Bagley & Wells Battling For Rookie Honors
CONCORD, N.C. – The battle for the 2013 World of Outlaws Late Model Series Rookie of the Year Award between Eric Wells and Morgan Bagley is about to crank up a notch.
With the next swing of action – a stretch highlighted by the $20,000-to-win Prairie Dirt Classic on July 26-27 at Fairbury (Ill.) American Legion Speedway and the $50,000-to-win USA Nationals on Aug. 1-3 at Cedar Lake Speedway in New Richmond, Wis. – the national tour will pass the 30-race mark for the season. That means Wells and Bagley will begin replacing their worst finishes, intensifying a rookie chase that is shaping up as the most intriguing in series history.
Wells, 24, of Hazard, Ky., and Bagley, a 27-year-old open-wheel Modified transplant from Longview, Texas, are as evenly-matched a rookie pair as the WoO LMS has ever seen. The advantage in dirt Late Model experience belongs to Wells, who has exclusively raced in the division since he was 16 years old, but both drivers possess rock-solid teams staffed by savvy fulltime crewmen and have shown the ability to contend against the country’s top full-fender talent.
And the two up-and-coming racers have become friends, adding another element to a Rookie of the Year honor that will be determined using each driver’s 30 best finishes.
“Last year I ventured out a little and I saw Eric on the road and we talked a little bit,” said Bagley, who is in his third full season driving Rocket dirt Late Models owned by fellow Texan Wayman McMillan. “But of course, the more you travel together and see each other, you become closer. We get along great and I think a lot of him. He’s a good driver and it’s just fun to compete against somebody who you can race good with.
“When we get together we’re comfortable racing with each other. We ain’t gotta worry about wiping each other out, and that’s gonna be cool as we race for this rookie deal.”
“We’ve gotten to know each other pretty good this year,” added Wells, who campaigns Team Zero by Bloomquist machines fielded by his father David. “We trust each other on the track, which means a lot because if we finish the rest of the year like the last couple weeks have gone, things will definitely be close. It seems like we’re side-by-side (racing for position) just about every race.”

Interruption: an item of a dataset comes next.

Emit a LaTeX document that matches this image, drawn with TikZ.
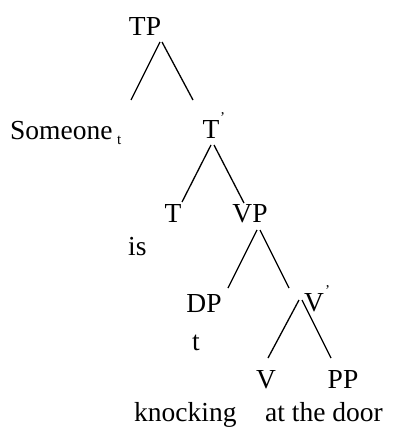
\documentclass[tikz,border=0pt]{standalone}
\usepackage{fontspec}
\setmainfont{Liberation Serif}
\begin{document}
\begin{tikzpicture}[x=1pt,y=-1pt,
  lbl/.style={inner sep=0pt,anchor=base,font=\fontsize{27.5}{32}\selectfont},
  lbll/.style={lbl,anchor=base west},
  sml/.style={inner sep=0pt,anchor=base west,font=\fontsize{15}{17}\selectfont},
  branch/.style={line width=1.3pt}]
\useasboundingbox (0,0) rectangle (394,433);
% labels
\node[lbl] (TP) at (145,36) {TP};
\node[lbll] (someone) at (10,139) {Someone};
\node[sml] (sub) at (117,144) {t};
\node[lbl] (Tbar) at (211,138) {T};
\node[sml] (Tprime) at (220,122) {’};
\node[lbl] (T) at (173,222) {T};
\node[lbl] (VP) at (250,222) {VP};
\node[lbll] (is) at (128,255) {is};
\node[lbl] (DP) at (204,312) {DP};
\node[lbl] (Vbar) at (314,311) {V};
\node[sml] (Vprime) at (325,295) {’};
\node[lbl] (trace) at (196,350) {t};
\node[lbl] (V) at (266,388) {V};
\node[lbl] (PP) at (343,388) {PP};
\node[lbll] (knock) at (134,421) {knocking};
\node[lbll] (door) at (265,421) {at the door};
% branch end points
\coordinate (tpL) at (160,42);  \coordinate (spL) at (131,100);
\coordinate (tpR) at (162,42);  \coordinate (tbR) at (193,100);
\coordinate (tbL1) at (211,145); \coordinate (tL) at (182,202);
\coordinate (tbR1) at (214,145); \coordinate (vpR) at (244,203);
\coordinate (vpL1) at (257,230); \coordinate (dpL) at (228,288);
\coordinate (vpR1) at (260,230); \coordinate (vbR) at (289,288);
\coordinate (vbL1) at (299,300); \coordinate (vL) at (268,358);
\coordinate (vbR1) at (302,300); \coordinate (ppR) at (331,358);
% branches
\draw[branch] (tpL) -- (spL);
\draw[branch] (tpR) -- (tbR);
\draw[branch] (tbL1) -- (tL);
\draw[branch] (tbR1) -- (vpR);
\draw[branch] (vpL1) -- (dpL);
\draw[branch] (vpR1) -- (vbR);
\draw[branch] (vbL1) -- (vL);
\draw[branch] (vbR1) -- (ppR);
\end{tikzpicture}
\end{document}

Through 29 A-Mains, Wells has the advantage on Bagley, sitting seventh in the WoO LMS points standings – one spot and 66 points better than Bagley. Both drivers have started every A-Main and recorded 13 top-10 finishes, but Wells owns one win (his career-first Outlaw score came on April 28 at Duck River Raceway Park in Wheel, Tenn.) and seven top-fives while Bagley has just a single top-five run to his credit (career-best third-place finish on June 25 at New York’s Canandaigua Motorsports Park). Wells also leads Bagley in fast-times (2-0), heat wins (4-2), B-Main victories (4-1) and earnings ($62,535 to $46,780).
Wells comes to the WoO LMS with three seasons of national touring with the Lucas Oil Late Model Dirt Series under his belt – a definite advantage over Bagley, who estimated that he began the 2013 schedule having competed in less than two-dozen dirt Late Model events that used time-trial qualifying. But as Wells admits, his racing education is far from complete.
“I’m still learning,” said Wells, who entered this season with six career dirt Late Model feature wins – the richest worth $5,000 – divided among three Kentucky tracks. “I’m traveling with a different bunch of guys and racing shorter races than I got used to running with Lucas (which had more 100-lap events). Plus there’s an open tire rule (for most WoO LMS shows), so it’s a whole new learning curve for me.”
Wells has shown plenty of speed on this year’s World of Outlaws trail, including a head-turning performance in February at Volusia Speedway Park in Barberville, Fla., a third-place finish in a Firecracker 100 preliminary A-Main at Lernerville Speedway in Sarver, Pa., and back-to-back top-fives during last week’s Wild West Tour. He’s also lumbered through his share of rough rookie nights.